[Challenge] Scan the entries and tally the lines that include the string "this". Reply with the figure alone.

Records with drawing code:
****

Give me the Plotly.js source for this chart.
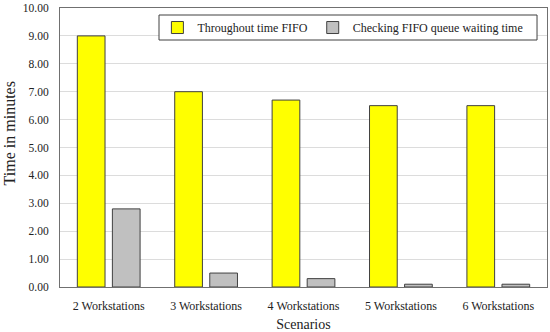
<!DOCTYPE html>
<html>
<head>
<meta charset="utf-8">
<script src="https://cdn.plot.ly/plotly-3.0.1.min.js"></script>
<style>html,body{margin:0;padding:0;background:#fff;}#chart{width:550px;height:332px;}</style>
</head>
<body>
<div id="chart"></div>
<script>
var scenarios = ["2 Workstations", "3 Workstations", "4 Workstations", "5 Workstations", "6 Workstations"];
var throughputTime = [9.0, 7.0, 6.7, 6.5, 6.5];
var queueWaitingTime = [2.8, 0.5, 0.3, 0.1, 0.1];
var yTickValues = [0, 1, 2, 3, 4, 5, 6, 7, 8, 9, 10];
var yTickLabels = ["0.00", "1.00", "2.00", "3.00", "4.00", "5.00", "6.00", "7.00", "8.00", "9.00", "10.00"];

var FONT = "'Liberation Serif', 'DejaVu Serif', serif";

var traces = [
  {
    type: "bar",
    name: "Throughout time FIFO",
    x: scenarios,
    y: throughputTime,
    marker: {color: "#FFFF00", line: {color: "#404040", width: 1}},
    hoverinfo: "x+y"
  },
  {
    type: "bar",
    name: "Checking FIFO queue waiting time",
    x: scenarios,
    y: queueWaitingTime,
    marker: {color: "#C0C0C0", line: {color: "#404040", width: 1}},
    hoverinfo: "x+y"
  }
];

var layout = {
  width: 550,
  height: 332,
  margin: {l: 60, r: 3, t: 8, b: 45},
  paper_bgcolor: "#ffffff",
  plot_bgcolor: "#ffffff",
  font: {family: FONT, color: "#222222", size: 12},
  barmode: "group",
  bargap: 0.28,
  bargroupgap: 0.21,
  showlegend: true,
  legend: {
    orientation: "h",
    x: 0.20, xanchor: "left",
    y: 0.930, yanchor: "middle",
    bgcolor: "rgba(0,0,0,0)",
    borderwidth: 0,
    font: {family: FONT, size: 12, color: "#222222"},
    itemwidth: 30,
    traceorder: "normal"
  },
  xaxis: {
    type: "category",
    showgrid: false,
    showline: true,
    linecolor: "#707070",
    linewidth: 1,
    mirror: true,
    ticks: "",
    ticklabelstandoff: 8,
    tickfont: {family: FONT, size: 12, color: "#222222"},
    title: {text: "Scenarios", font: {family: FONT, size: 14, color: "#222222"}, standoff: 6},
    fixedrange: true
  },
  yaxis: {
    range: [0, 10],
    tickvals: yTickValues,
    ticktext: yTickLabels,
    showgrid: true,
    gridcolor: "#dcdcdc",
    gridwidth: 1,
    zeroline: false,
    showline: true,
    linecolor: "#707070",
    linewidth: 1,
    mirror: true,
    ticks: "",
    ticklabelstandoff: 8,
    tickfont: {family: FONT, size: 11.5, color: "#222222"},
    fixedrange: true
  },
  annotations: [
    {
      text: "Time in minutes",
      xref: "paper", yref: "paper",
      x: -0.103, y: 0.55,
      xanchor: "center", yanchor: "middle",
      textangle: -90,
      showarrow: false,
      font: {family: FONT, size: 16, color: "#222222"}
    }
  ],
  shapes: [
    {
      type: "rect",
      xref: "paper", yref: "paper",
      x0: 0.2033, x1: 0.9795, y0: 0.8853, y1: 0.9749,
      fillcolor: "#ffffff",
      line: {color: "#404040", width: 1},
      layer: "above"
    }
  ]
};

Plotly.newPlot("chart", traces, layout, {displayModeBar: false, staticPlot: true});
</script>
</body>
</html>
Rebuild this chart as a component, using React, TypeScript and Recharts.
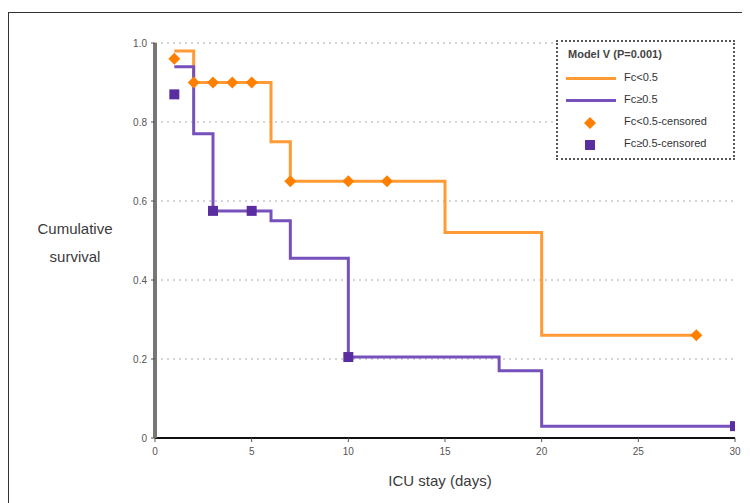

****

[Written answer] 2